Via this study published on BioMedCentral, creatine has been found to be a consistent source of ergogenic benefits. In case you’re not familiar with the term, ergogenic refers to things that are designed to improve endurance, performance, and stamina.
It’s the kind of substance that you want inside your body if you are about to take part in high-intensity training. Furthermore, studies have also shown that creatine can help you avoid injuries.
Nitric oxide boosters may not be as commonly found in pre-workout supplements as BCAAs, caffeine, and creatine, but they remain highly beneficial to people. As their name gives away, these boosters increase the nitric oxide levels inside your body. That’s important because having high levels of nitric oxide in your body can be helpful in some important ways.
Per this study posted on the National Center for Biotechnology Information’s website, there have been findings which suggest that higher amounts of nitric oxide in the body can improve the rate at which oxygen and other nutrients are transported to the muscles.
With the muscles receiving more oxygen and nutrients faster, they can hold up better to strenuous exercise and the rate at which they recover can similarly improve.
Pre-workout supplements are not miracle drugs. While they are indeed capable of offering numerous benefits, they may also present some side effects.
The number one side effect you have to worry about if you’re planning to use pre-workout supplements is feeling jittery. Drinking coffee can cause some people to experience jittery sensations. Since caffeine is a prominent ingredient in both coffee and pre-workout supplements, it should come as no surprise that you can also experience jitteriness from consuming too much of the latter.
To avoid those jittery sensations, you should first see how your body will react to the consumption of the caffeine present in the pre-workout supplement you have purchased. As discussed earlier, you can start by taking smaller doses of the pre-workout supplement until you have found that point at which you are consuming just the right amount of caffeine.
Some of the ingredients used in pre-workout supplements may not pair well with your body. According to Healthline, beta alanine and niacin are two specific ingredients that can cause you to have adverse reactions to the pre-workout supplement.
It’s important to clarify here that the adverse reactions you may have amount to tingling sensations and red patches appearing on your screen. They aren’t life-threatening side effects, but they can still be bothersome to deal with.
Ingesting smaller portions of the pre-workout supplement at different points throughout the day as opposed to consuming a larger dose in one sitting can help you steer clear of tingly sensations.
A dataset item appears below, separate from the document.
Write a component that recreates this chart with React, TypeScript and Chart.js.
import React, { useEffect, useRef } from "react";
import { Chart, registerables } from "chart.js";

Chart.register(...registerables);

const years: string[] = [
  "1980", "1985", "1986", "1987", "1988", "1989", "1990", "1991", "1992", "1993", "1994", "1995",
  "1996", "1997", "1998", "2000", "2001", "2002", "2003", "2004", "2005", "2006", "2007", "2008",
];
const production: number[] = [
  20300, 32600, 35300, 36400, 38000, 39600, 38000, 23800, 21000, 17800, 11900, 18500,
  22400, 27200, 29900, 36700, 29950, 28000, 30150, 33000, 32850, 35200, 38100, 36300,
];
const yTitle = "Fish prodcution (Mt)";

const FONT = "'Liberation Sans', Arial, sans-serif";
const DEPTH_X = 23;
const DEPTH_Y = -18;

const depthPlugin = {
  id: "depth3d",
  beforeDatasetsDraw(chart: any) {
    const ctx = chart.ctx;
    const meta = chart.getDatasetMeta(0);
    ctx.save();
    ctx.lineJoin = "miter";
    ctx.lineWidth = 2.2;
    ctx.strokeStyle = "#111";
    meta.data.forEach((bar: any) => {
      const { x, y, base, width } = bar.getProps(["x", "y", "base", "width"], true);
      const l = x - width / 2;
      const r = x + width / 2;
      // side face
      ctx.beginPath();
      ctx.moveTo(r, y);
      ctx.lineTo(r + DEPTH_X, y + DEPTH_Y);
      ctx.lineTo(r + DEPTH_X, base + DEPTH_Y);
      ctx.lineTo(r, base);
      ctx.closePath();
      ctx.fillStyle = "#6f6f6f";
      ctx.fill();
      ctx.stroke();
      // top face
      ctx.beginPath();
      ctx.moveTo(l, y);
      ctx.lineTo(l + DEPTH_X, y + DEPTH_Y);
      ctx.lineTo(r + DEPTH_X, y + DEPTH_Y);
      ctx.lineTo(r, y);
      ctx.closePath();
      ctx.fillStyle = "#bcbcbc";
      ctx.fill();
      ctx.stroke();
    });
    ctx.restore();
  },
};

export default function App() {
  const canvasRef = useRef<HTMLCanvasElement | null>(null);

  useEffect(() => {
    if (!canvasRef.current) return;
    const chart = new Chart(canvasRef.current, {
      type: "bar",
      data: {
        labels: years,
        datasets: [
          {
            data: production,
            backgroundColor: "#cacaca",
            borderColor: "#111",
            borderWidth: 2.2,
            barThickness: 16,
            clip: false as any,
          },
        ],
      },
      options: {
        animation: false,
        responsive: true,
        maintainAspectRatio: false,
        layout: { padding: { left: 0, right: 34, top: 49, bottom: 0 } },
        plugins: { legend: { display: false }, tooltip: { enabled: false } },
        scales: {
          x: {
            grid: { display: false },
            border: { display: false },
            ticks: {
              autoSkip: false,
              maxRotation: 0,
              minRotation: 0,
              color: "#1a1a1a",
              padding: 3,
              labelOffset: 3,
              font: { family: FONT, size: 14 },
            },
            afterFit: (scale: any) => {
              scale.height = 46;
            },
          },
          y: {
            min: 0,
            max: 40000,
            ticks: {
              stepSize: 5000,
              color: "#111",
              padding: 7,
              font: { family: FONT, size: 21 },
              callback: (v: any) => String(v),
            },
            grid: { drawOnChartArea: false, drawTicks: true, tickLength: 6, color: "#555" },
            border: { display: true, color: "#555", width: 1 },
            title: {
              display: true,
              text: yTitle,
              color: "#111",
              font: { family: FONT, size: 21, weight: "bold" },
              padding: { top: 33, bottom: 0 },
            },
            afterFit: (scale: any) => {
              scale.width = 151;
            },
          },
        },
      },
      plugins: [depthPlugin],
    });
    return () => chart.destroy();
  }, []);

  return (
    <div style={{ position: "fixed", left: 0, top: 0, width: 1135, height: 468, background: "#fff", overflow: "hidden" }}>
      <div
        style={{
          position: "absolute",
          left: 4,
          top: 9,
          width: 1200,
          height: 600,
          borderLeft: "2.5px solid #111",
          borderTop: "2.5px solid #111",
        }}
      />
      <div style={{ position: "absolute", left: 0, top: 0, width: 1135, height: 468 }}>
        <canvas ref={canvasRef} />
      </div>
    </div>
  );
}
Meanwhile, using pre-workout supplements that don’t feature niacin should stop the appearance of red patches on your skin.
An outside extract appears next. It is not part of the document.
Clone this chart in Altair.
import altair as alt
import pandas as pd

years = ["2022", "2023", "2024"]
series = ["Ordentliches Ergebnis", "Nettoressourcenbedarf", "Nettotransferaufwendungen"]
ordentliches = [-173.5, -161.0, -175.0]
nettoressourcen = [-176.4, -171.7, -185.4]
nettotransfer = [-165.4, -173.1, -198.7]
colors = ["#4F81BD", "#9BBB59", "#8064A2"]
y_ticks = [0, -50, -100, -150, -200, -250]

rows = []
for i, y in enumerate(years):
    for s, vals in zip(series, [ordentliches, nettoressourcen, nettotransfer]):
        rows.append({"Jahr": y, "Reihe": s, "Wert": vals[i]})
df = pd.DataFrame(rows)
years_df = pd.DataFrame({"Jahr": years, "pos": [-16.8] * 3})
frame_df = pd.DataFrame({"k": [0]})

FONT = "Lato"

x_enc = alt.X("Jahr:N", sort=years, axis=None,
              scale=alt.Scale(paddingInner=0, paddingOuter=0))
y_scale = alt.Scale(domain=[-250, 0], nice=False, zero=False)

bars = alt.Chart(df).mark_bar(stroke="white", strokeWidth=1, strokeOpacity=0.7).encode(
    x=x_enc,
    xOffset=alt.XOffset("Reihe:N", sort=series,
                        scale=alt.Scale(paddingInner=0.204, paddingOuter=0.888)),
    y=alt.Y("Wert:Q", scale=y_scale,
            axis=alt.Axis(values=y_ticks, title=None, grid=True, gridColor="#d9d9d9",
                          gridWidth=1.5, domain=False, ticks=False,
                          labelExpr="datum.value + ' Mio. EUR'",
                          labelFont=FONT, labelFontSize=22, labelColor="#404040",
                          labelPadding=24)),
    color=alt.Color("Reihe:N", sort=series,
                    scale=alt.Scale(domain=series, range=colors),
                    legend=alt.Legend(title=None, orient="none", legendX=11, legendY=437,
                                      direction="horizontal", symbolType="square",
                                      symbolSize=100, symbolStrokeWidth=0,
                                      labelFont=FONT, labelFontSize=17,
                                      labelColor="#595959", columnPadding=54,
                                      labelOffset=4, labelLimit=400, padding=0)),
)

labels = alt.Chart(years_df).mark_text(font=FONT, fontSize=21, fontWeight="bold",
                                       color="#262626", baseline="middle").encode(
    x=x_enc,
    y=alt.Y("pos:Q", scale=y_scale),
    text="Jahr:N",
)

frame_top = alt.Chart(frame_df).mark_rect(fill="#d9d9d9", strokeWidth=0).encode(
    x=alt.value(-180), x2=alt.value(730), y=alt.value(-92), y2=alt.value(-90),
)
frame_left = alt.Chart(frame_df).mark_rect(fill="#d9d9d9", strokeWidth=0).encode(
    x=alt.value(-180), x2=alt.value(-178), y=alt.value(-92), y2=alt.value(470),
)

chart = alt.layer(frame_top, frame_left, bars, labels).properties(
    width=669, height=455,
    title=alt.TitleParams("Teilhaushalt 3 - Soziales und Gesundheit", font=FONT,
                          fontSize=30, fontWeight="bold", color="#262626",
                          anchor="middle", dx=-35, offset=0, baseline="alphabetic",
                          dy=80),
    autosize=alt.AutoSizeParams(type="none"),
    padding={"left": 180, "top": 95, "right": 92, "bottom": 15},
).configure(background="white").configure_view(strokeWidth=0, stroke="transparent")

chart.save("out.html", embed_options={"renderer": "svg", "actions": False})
One of the more interesting developments pertaining to the pre-workout supplement industry is that while it has already grown quite significantly, projections indicate that it may experience an even more remarkable period of sustained growth in the coming years.
This article from Future Market Insights suggests that the increased awareness and the growing emphasis on leading a healthy lifestyle are factors contributing to the continued expansion of the pre-workout supplement industry.
Interestingly enough, it seems that more and more people are starting to use the ready-to-drink variants of pre-workout supplements. People are also showing greater interest in multi-ingredient pre-workout supplements.
Don’t be surprised if the industry is eventually dominated by those two specific types of pre-workout supplement sooner rather than later.
Pre-workout supplements have the potential to be terrific additions to your workout regimen, but it is important to be careful with them. Take note of the tips mentioned above regarding how to consume pre-workout supplements if you want to benefit from them in the best way possible while also avoiding some of the side effects they can cause.
It is important to reiterate here that taking pre-workout supplements alone will not help you achieve your fitness goals. Still, they can make realizing those goals a more manageable task and that is reason enough to give them a try.